Exercise description: Return the lines that follow, exactly as they appear, from the first through the one containing "100, 110, 120];"; no pictures are to be included.

Data shown:
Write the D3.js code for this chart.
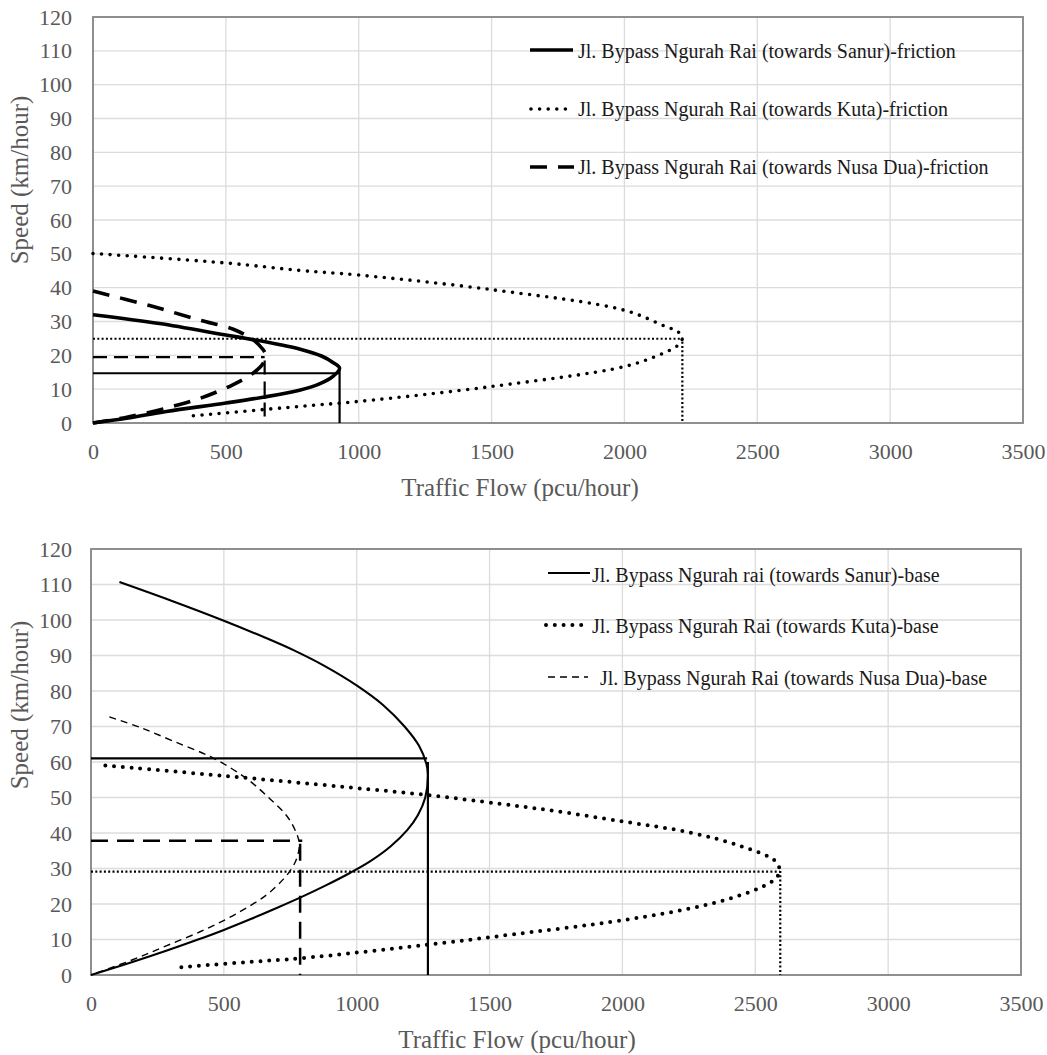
<!DOCTYPE html>
<html>
<head>
<meta charset="utf-8">
<script src="https://cdn.jsdelivr.net/npm/d3@7"></script>
<style>
  body { margin: 0; background: #fff; }
  svg { display: block; }
  text { font-family: "Liberation Serif", "Times New Roman", serif; }
</style>
</head>
<body>
<svg id="chart" width="1047" height="1055"></svg>
<script>
// axis ticks
const flowTicks = [0, 500, 1000, 1500, 2000, 2500, 3000, 3500];
const speedTicks = [0, 10, 20, 30, 40, 50, 60, 70, 80, 90, 100, 110, 120];

// ---- friction curves, [flow pcu/hour, speed km/hour]
const sanurFriction = [
    [0, 32.0], [250, 29.4], [500, 26.0], [577, 25.0], [700, 23.2], [780, 21.8],
    [860, 19.8], [903, 17.9], [928, 16.2], [903, 13.8], [850, 11.5], [777, 9.7],
    [639, 7.6], [500, 5.9], [276, 3.4], [127, 1.4], [0, 0]
];
const kutaFriction = [
    [0, 50.1], [500, 47.3], [777, 45.1], [1003, 43.7], [1501, 39.4], [2001, 33.3],
    [2158, 28.4], [2200, 27.1], [2218, 25.1], [2200, 22.9], [2133, 20.2],
    [2001, 16.7], [1501, 10.8], [1003, 6.4], [777, 4.9], [357, 2.0]
];
const nusaFriction = [
    [0, 39.0], [213, 34.7], [403, 30.4], [528, 27.7], [602, 24.6], [639, 21.8],
    [650, 20.0], [640, 17.6], [600, 14.6], [526, 11.3], [403, 7.3], [276, 4.4],
    [127, 1.7], [0, 0]
];
// capacity markers (friction)
const sanurFrictionCap = [[0, 14.7], [928, 14.7]];
const sanurFrictionDrop = [[928, 16.2], [928, 0]];
const kutaFrictionCap = [[0, 24.9], [2218, 24.9]];
const kutaFrictionDrop = [[2218, 25.3], [2218, 0]];
const nusaFrictionCap = [[0, 19.5], [646, 19.5]];
const nusaFrictionDrop = [[646, 18.5], [646, 0]];

// ---- base curves
const sanurBase = [
    [107, 110.7], [300, 105.5], [500, 99.8], [650, 95.2], [762, 91.5], [880, 87.0],
    [1001, 81.5], [1100, 76.0], [1180, 70.0], [1235, 64.5], [1262, 59.5], [1268, 56.5],
    [1258, 50.0], [1230, 45.0], [1190, 40.8], [1127, 36.2], [1050, 32.0], [976, 28.8],
    [880, 25.1], [787, 21.8], [690, 18.6], [599, 15.7], [500, 12.7], [400, 9.9],
    [283, 6.8], [150, 3.5], [0, 0]
];
const kutaBase = [
    [54, 59.0], [500, 56.1], [963, 52.9], [1265, 50.7], [1541, 48.2], [1717, 46.5],
    [2006, 43.2], [2257, 40.1], [2445, 36.3], [2571, 32.4], [2590, 30.3],
    [2583, 27.7], [2533, 25.1], [2408, 21.6], [2257, 18.8], [2006, 15.5],
    [1541, 11.0], [1265, 8.5], [787, 4.7], [599, 3.7], [340, 2.2]
];
const nusaBase = [
    [69, 72.7], [183, 69.8], [309, 65.9], [460, 61.1], [586, 55.3], [674, 49.6],
    [737, 44.8], [770, 40.5], [784, 37.0], [777, 33.5], [758, 30.3], [724, 27.0],
    [661, 22.6], [560, 17.8], [435, 13.0], [283, 8.2], [157, 4.3], [0, 0]
];
// capacity markers (base)
const sanurBaseCap = [[0, 61.0], [1265, 61.0]];
const sanurBaseDrop = [[1268, 60.0], [1268, 0]];
const kutaBaseCap = [[0, 29.1], [2592, 29.1]];
const kutaBaseDrop = [[2594, 29.3], [2594, 0]];
const nusaBaseCap = [[0, 37.8], [795, 37.8]];
const nusaBaseDrop = [[787, 37.0], [787, 0]];

const frictionLabels = [
    "Jl. Bypass Ngurah Rai (towards Sanur)-friction",
    "Jl. Bypass Ngurah Rai (towards Kuta)-friction",
    "Jl. Bypass Ngurah Rai (towards Nusa Dua)-friction"
];
const baseLabels = [
    "Jl. Bypass Ngurah rai (towards Sanur)-base",
    "Jl. Bypass Ngurah Rai (towards Kuta)-base",
    "Jl. Bypass Ngurah Rai (towards Nusa Dua)-base"
];

const xTitle = "Traffic Flow (pcu/hour)";
const yTitle = "Speed (km/hour)";

const serif = "'Liberation Serif', 'Times New Roman', serif";

// line styles
const styles = {
    thickSolid:  { w: 3.6, dash: null, cap: "butt" },
    thickDots:   { w: 3.6, dash: "0 8.6", cap: "round" },
    thickDash:   { w: 3.6, dash: "17 11", cap: "butt" },
    solid:       { w: 2.2, dash: null, cap: "butt" },
    smallDots:   { w: 2.2, dash: "2 2.3", cap: "butt" },
    midDash:     { w: 2.2, dash: "14 7", cap: "butt" },
    baseSolid:   { w: 2.1, dash: null, cap: "butt" },
    baseDots:    { w: 4, dash: "0 8.8", cap: "round" },
    thinDash:    { w: 1.4, dash: "7 5", cap: "butt" },
    refDash:     { w: 2.5, dash: "17 9", cap: "butt" }
};

const svg = d3.select("#chart");
svg.append("rect").attr("width", 1047).attr("height", 1055).attr("fill", "#fff");

function applyStyle(sel, s) {
    sel.attr("fill", "none")
        .attr("stroke", "#000")
        .attr("stroke-width", s.w)
        .attr("stroke-linecap", s.cap)
        .attr("stroke-dasharray", s.dash);
}

function drawPanel(cfg) {
    let g = svg.append("g");

    let x = d3.scaleLinear().domain([0, 3500]).range([cfg.left, cfg.right]);
    let y = d3.scaleLinear().domain([0, 120]).range([cfg.bottom, cfg.top]);

    // grid
    g.append("g").selectAll("line")
        .data(speedTicks)
        .enter().append("line")
        .attr("x1", cfg.left).attr("x2", cfg.right)
        .attr("y1", d => y(d)).attr("y2", d => y(d))
        .attr("stroke", "#dcdcdc").attr("stroke-width", 1.3);
    g.append("g").selectAll("line")
        .data(flowTicks)
        .enter().append("line")
        .attr("x1", d => x(d)).attr("x2", d => x(d))
        .attr("y1", cfg.top).attr("y2", cfg.bottom)
        .attr("stroke", "#dcdcdc").attr("stroke-width", 1.3);

    g.append("rect")
        .attr("x", cfg.left).attr("y", cfg.top)
        .attr("width", cfg.right - cfg.left).attr("height", cfg.bottom - cfg.top)
        .attr("fill", "none").attr("stroke", "#858585").attr("stroke-width", 1.8);

    // axes
    let yAxis = g.append("g")
        .attr("transform", "translate(" + cfg.left + ",0)")
        .call(d3.axisLeft(y).tickValues(speedTicks).tickFormat(d3.format("d"))
            .tickSize(0).tickPadding(cfg.left - 72));
    let xAxis = g.append("g")
        .attr("transform", "translate(0," + cfg.bottom + ")")
        .call(d3.axisBottom(x).tickValues(flowTicks).tickFormat(d3.format("d"))
            .tickSize(0).tickPadding(20));
    [yAxis, xAxis].forEach(a => {
        a.attr("font-family", null);
        a.select(".domain").remove();
        a.selectAll("text")
            .style("font-family", serif)
            .style("font-size", "22px")
            .attr("fill", "#595959");
    });

    g.append("text")
        .attr("x", cfg.xTitleX).attr("y", cfg.bottom + 73)
        .attr("text-anchor", "middle")
        .style("font-family", serif).style("font-size", "25px")
        .attr("fill", "#595959")
        .text(xTitle);
    g.append("text")
        .attr("transform", "translate(28," + cfg.yTitleY + ") rotate(-90)")
        .attr("text-anchor", "middle")
        .style("font-family", serif).style("font-size", "25px")
        .attr("fill", "#595959")
        .text(yTitle);

    let line = d3.line()
        .x(d => x(d[0]))
        .y(d => y(d[1]))
        .curve(d3.curveCatmullRom.alpha(0.5));
    let straight = d3.line().x(d => x(d[0])).y(d => y(d[1]));

    cfg.refs.forEach(r => {
        g.append("path").attr("d", straight(r.data)).call(applyStyle, styles[r.style]);
    });
    cfg.series.forEach(s => {
        g.append("path").attr("d", line(s.data)).call(applyStyle, styles[s.style]);
    });

    // legend
    let leg = g.append("g");
    cfg.legend.forEach(l => {
        leg.append("line")
            .attr("x1", l.x1).attr("x2", l.x2)
            .attr("y1", l.ly).attr("y2", l.ly)
            .call(applyStyle, styles[l.style]);
        leg.append("text")
            .attr("x", l.tx).attr("y", l.ty)
            .style("font-family", serif).style("font-size", "20px")
            .attr("fill", "#1a1a1a")
            .text(l.label);
    });
}

drawPanel({
    left: 93, right: 1023, top: 17, bottom: 423,
    xTitleX: 520, yTitleY: 180,
    refs: [
        { data: sanurFrictionCap, style: "solid" },
        { data: sanurFrictionDrop, style: "solid" },
        { data: kutaFrictionCap, style: "smallDots" },
        { data: kutaFrictionDrop, style: "smallDots" },
        { data: nusaFrictionCap, style: "midDash" },
        { data: nusaFrictionDrop, style: "midDash" }
    ],
    series: [
        { data: kutaFriction, style: "thickDots" },
        { data: nusaFriction, style: "thickDash" },
        { data: sanurFriction, style: "thickSolid" }
    ],
    legend: [
        { label: frictionLabels[0], style: "thickSolid", x1: 530, x2: 573, ly: 50, tx: 578, ty: 58 },
        { label: frictionLabels[1], style: "thickDots", x1: 531, x2: 568, ly: 109, tx: 578, ty: 116 },
        { label: frictionLabels[2], style: "thickDash", x1: 530, x2: 574, ly: 167, tx: 578, ty: 174 }
    ]
});

drawPanel({
    left: 91, right: 1021, top: 549, bottom: 975,
    xTitleX: 517, yTitleY: 705,
    refs: [
        { data: sanurBaseCap, style: "solid" },
        { data: sanurBaseDrop, style: "solid" },
        { data: kutaBaseCap, style: "smallDots" },
        { data: kutaBaseDrop, style: "smallDots" },
        { data: nusaBaseCap, style: "refDash" },
        { data: nusaBaseDrop, style: "refDash" }
    ],
    series: [
        { data: kutaBase, style: "baseDots" },
        { data: nusaBase, style: "thinDash" },
        { data: sanurBase, style: "baseSolid" }
    ],
    legend: [
        { label: baseLabels[0], style: "baseSolid", x1: 548, x2: 590, ly: 573, tx: 592, ty: 582 },
        { label: baseLabels[1], style: "baseDots", x1: 546, x2: 590, ly: 625, tx: 592, ty: 633 },
        { label: baseLabels[2], style: "thinDash", x1: 548, x2: 588, ly: 677, tx: 600, ty: 685 }
    ]
});
</script>
</body>
</html>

Worked solution:
Write the D3.js code for this chart.
<!DOCTYPE html>
<html>
<head>
<meta charset="utf-8">
<script src="https://cdn.jsdelivr.net/npm/d3@7"></script>
<style>
  body { margin: 0; background: #fff; }
  svg { display: block; }
  text { font-family: "Liberation Serif", "Times New Roman", serif; }
</style>
</head>
<body>
<svg id="chart" width="1047" height="1055"></svg>
<script>
// axis ticks
const flowTicks = [0, 500, 1000, 1500, 2000, 2500, 3000, 3500];
const speedTicks = [0, 10, 20, 30, 40, 50, 60, 70, 80, 90, 100, 110, 120];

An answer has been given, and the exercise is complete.